Weslaco High returns seven starters offensively, as well, but must replace All-Area quarterback Jacob Cavazos and running back Peyton Knaub.

But Stroman and the Panthers are confident they have a pair of proven offensive playmakers ready to take over in senior quarterback Rodney Garza and senior running back Jesse Hernandez.

Both saw limited action last season but made the most of their chances. Garza threw for 204 yards on 11-of-16 passing in limited game action, while Hernandez ended the year as the team’s third-leading rusher with 470 yards and four touchdowns on 58 carries.

The biggest concern for Weslaco High this season, though, will be the amount of practice time the team will be able to squeeze in before its season debut and how long it will take to return to the field in a season defined by uncertainty.

Weslaco High quarterback Rodney Garza carries the ball during football practice at Bobby Lackey Stadium on Wednesday, Oct. 14, 2020, in Weslaco. (Joel Martinez | jmartinez@themonitor.com)

The Panthers pounced at the opportunity to participate in on-campus, socially-distanced summer strength and conditioning workouts in early June, but were only able to fit in two weeks of work together.

“It’s never the same. Working out together isn’t the same as working out on my own. It’s totally different because you don’t have anybody to push you or supervise you, making sure you’re doing it with the right technique and form,” Stroman said. “I asked them what they thought the biggest difference was from last year to this year and they said, ‘Conditioning, Coach. We need to be conditioned.’”

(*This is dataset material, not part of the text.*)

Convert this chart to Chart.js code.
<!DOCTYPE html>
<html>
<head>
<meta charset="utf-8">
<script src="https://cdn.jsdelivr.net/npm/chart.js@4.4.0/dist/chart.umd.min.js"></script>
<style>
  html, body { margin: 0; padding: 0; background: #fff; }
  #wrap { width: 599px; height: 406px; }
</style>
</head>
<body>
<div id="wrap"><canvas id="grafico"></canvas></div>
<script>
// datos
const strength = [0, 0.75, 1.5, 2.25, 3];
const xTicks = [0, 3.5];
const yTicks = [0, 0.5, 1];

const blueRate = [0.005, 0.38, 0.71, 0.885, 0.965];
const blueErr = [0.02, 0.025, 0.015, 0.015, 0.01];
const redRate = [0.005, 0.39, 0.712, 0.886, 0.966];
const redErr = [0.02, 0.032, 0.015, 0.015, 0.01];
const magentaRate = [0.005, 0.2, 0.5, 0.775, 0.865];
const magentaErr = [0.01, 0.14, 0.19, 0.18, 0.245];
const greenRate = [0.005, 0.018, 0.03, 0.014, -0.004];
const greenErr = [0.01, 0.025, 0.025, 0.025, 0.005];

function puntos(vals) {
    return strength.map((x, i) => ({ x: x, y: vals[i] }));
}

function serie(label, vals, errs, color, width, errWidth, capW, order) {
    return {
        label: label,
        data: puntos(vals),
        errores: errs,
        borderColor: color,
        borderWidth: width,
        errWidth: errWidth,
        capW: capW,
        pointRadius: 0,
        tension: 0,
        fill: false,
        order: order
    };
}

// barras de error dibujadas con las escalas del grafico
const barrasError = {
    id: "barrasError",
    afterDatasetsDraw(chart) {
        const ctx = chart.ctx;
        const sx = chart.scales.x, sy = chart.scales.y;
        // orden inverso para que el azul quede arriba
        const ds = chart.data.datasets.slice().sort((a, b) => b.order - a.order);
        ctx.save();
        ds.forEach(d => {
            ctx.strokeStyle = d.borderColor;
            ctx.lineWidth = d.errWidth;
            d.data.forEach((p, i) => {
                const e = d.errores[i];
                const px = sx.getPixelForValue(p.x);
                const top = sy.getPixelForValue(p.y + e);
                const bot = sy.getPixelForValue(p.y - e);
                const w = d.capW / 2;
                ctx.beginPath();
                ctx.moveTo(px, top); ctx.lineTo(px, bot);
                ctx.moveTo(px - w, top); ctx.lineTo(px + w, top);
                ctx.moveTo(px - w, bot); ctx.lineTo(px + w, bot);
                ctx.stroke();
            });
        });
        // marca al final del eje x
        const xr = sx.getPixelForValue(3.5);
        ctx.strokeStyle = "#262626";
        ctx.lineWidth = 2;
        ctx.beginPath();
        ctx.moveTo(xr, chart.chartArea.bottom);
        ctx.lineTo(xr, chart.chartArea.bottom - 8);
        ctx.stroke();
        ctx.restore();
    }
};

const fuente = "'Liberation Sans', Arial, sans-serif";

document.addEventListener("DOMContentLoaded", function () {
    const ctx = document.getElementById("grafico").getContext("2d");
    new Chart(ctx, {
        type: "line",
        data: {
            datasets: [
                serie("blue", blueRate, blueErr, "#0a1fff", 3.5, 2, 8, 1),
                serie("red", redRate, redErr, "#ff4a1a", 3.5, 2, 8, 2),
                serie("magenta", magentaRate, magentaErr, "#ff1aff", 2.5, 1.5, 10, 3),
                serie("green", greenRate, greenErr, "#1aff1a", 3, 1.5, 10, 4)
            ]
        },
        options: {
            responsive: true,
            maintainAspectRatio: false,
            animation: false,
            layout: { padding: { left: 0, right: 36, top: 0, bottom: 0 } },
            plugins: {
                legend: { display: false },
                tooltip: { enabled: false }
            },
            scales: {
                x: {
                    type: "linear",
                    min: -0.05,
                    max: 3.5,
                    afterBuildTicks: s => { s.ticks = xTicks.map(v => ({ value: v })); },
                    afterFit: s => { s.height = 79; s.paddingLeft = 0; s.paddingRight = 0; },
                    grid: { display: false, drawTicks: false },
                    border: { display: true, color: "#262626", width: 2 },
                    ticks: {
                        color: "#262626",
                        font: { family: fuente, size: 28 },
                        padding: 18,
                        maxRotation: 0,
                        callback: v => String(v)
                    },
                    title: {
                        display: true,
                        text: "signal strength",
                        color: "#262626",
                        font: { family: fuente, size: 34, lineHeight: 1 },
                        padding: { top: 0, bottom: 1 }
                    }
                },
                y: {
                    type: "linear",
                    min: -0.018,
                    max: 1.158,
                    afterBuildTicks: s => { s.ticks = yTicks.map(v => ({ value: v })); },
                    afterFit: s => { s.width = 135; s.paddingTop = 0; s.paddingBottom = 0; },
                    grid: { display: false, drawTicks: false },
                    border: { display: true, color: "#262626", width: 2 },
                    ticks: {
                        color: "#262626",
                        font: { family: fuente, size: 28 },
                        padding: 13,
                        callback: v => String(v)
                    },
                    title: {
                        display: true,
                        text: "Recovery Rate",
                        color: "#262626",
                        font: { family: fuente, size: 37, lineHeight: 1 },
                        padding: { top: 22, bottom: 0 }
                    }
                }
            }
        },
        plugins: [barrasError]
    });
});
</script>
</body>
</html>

The team was able to resume on-campus preseason morning practices in early October, but matters were complicated further for Weslaco High when news of multiple positive COVID-19 tests within the football program.

The Panthers were forced to call for a two-week program-wide quarantine and temporary stoppage of all football activities less than a week before their season opener, one of two district games the team was forced to postpone.

But for Weslaco High, there seems to be at the end of the tunnel, as the team will play its season opener against the Harlingen South Hawks (1-1, 1-1) at 7:30 p.m. Friday at Bobby Lackey Stadium in Weslaco.

“The biggest change (from last year to this year with our players) has been their positive attitude and their energy. We’re just happy that these kids are going to get a chance to hopefully play,” Stroman said. “Safety is No. 1. Even some of these NFL teams that have been in the bubble have tested positive (for COVID-19), so nothing is bullet-proof. We just have to make sure we’re doing everything possible to stay safe.”